A fundamental limitation of the scalar paradigm is peak performance not exceeding one arithmetic operation per clock cycle, regardless of the degree of the algorithm’s internal parallelism, which excludes efficient processing of vector computations and matrix transformations. Memory subsystem throughput is also limited by the machine word width, since each load or store instruction moves a single numerical element between the cache hierarchy and the register file, creating a bottleneck on operations with large arrays. Energy efficiency additionally suffers due to the need for sequential fetch, decode, and execution of each command by the pipeline, leading to overhead power consumption for clocking the control logic when moving data without computational load.

History and development

The concept of computing on a single numerical value goes back to the first electronic stored-program machines, such as the Manchester Mark I and John von Neumann’s IAS machine, where the arithmetic unit operated exclusively on a pair of operand registers, placing the result back into the accumulator.
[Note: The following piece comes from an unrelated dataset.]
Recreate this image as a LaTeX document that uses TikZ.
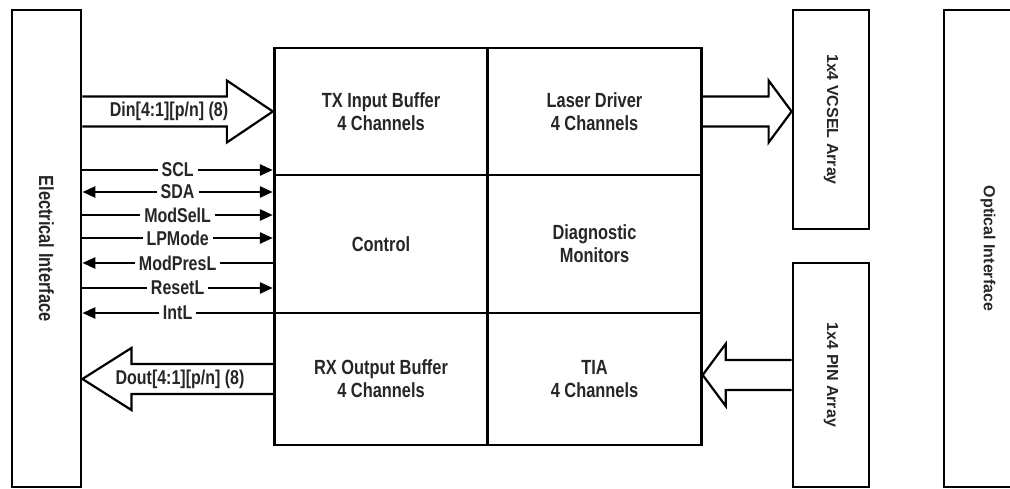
\documentclass[tikz,border=0pt]{standalone}
\usepackage{fontspec}
\setmainfont{Liberation Sans}[FakeStretch=0.8]
\newfontfamily\arrayfont{Liberation Sans}
\usepackage{tikz}
\usetikzlibrary{
    arrows.meta,
    calc
}

% open block arrow: shaft from #1 to the tip #2, head length #3 (sign gives direction)
\newcommand{\blockarrow}[3]{%
    \draw[fat] let \p1=(#1), \p2=(#2), \n1={#3} in
        (\x1,{\y2+15}) -- ({\x2-\n1},{\y2+15}) -- ({\x2-\n1},{\y2+31}) -- (\p2)
        -- ({\x2-\n1},{\y2-31}) -- ({\x2-\n1},{\y2-15}) -- (\x1,{\y2-15});
}

\begin{document}
\begin{tikzpicture}[
        x=1pt, y=-1pt,
        >={Triangle[length=13pt,width=11pt]},
        box/.style={
            draw,
            line width=2.8pt,
            inner sep=0pt,
            text=black!85,
            font=\fontsize{20.5}{23}\selectfont\bfseries
        },
        cell/.style={
            box,
            minimum width=213.5,
            align=center
        },
        arraybox/.style={
            box,
            minimum width=76,
            font=\arrayfont\fontsize{16}{19}\selectfont\bfseries
        },
        sig/.style={line width=2.6pt},
        siglab/.style={
            fill=white,
            inner xsep=4pt,
            inner ysep=0pt,
            text=black!85,
            font=\fontsize{20}{22}\selectfont\bfseries
        },
        fat/.style={line width=2.2pt, line join=miter},
        arrowlab/.style={
            text=black!85,
            font=\fontsize{20}{22}\selectfont\bfseries
        }
    ]
        \useasboundingbox (0,0) rectangle (1010,489);

        % interfaces and arrays
        \node[box, minimum width=69, minimum height=477] (elec) at (46.5,248.5)
            {\rotatebox{-90}{Electrical Interface}};
        \node[arraybox, minimum height=219] (vcsel) at (831,119.5)
            {\rotatebox{-90}{1x4 VCSEL Array}};
        \node[arraybox, minimum height=224] (pin) at (831,375)
            {\rotatebox{-90}{1x4 PIN Array}};
        \node[arraybox, minimum width=88, minimum height=477] (optical) at (988,248.5)
            {\rotatebox{-90}{Optical Interface}};

        % transceiver blocks
        \node[cell, minimum height=127] (txbuf) at (381,111.5) {TX Input Buffer\\4 Channels};
        \node[cell, minimum height=127] (laser) at (594.5,111.5) {Laser Driver\\4 Channels};
        \node[cell, minimum height=138] (ctrl) at (381,244) {Control};
        \node[cell, minimum height=138] (diag) at (594.5,244) {Diagnostic\\Monitors};
        \node[cell, minimum height=132] (rxbuf) at (381,379) {RX Output Buffer\\4 Channels};
        \node[cell, minimum height=132] (tia) at (594.5,379) {TIA\\4 Channels};

        % high speed data paths
        \blockarrow{elec.east}{txbuf.west}{46}
        \node[arrowlab] (din) at (169,111.5) {Din[4:1][p/n] (8)};
        \blockarrow{rxbuf.west}{elec.east |- rxbuf.west}{-49}
        \node[arrowlab] (dout) at (180,379) {Dout[4:1][p/n] (8)};
        \blockarrow{laser.east}{vcsel.west |- laser.east}{23}
        \blockarrow{pin.west}{tia.east |- pin.west}{-23}

        % low speed control signals
        \draw[sig, ->] (elec.east |- 0,170) -- node[siglab] {SCL} (ctrl.west |- 0,170);
        \draw[sig, <->] (elec.east |- 0,192) -- node[siglab] {SDA} (ctrl.west |- 0,192);
        \draw[sig, ->] (elec.east |- 0,215) -- node[siglab] {ModSelL} (ctrl.west |- 0,215);
        \draw[sig, ->] (elec.east |- 0,238) -- node[siglab] {LPMode} (ctrl.west |- 0,238);
        \draw[sig, <-] (elec.east |- 0,263) -- node[siglab] {ModPresL} (ctrl.west |- 0,263);
        \draw[sig, ->] (elec.east |- 0,288) -- node[siglab] {ResetL} (ctrl.west |- 0,288);
        \draw[sig, <-] (elec.east |- 0,313) -- node[siglab] {IntL} (ctrl.west |- 0,313);
    \end{tikzpicture}
\end{document}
Architectural evolution led to the emergence of pipelined processing of scalar instructions, which was initially implemented by dividing the execution cycle into fetch, decode, execute, and write-back stages, transferring a single context between register stages. In modern heterogeneous systems, the scalar core continues to develop as a control coprocessor within a system-on-chip, organizing task dispatching to vector and matrix accelerators and processing conditional branch streams that do not lend themselves to efficient vectorization.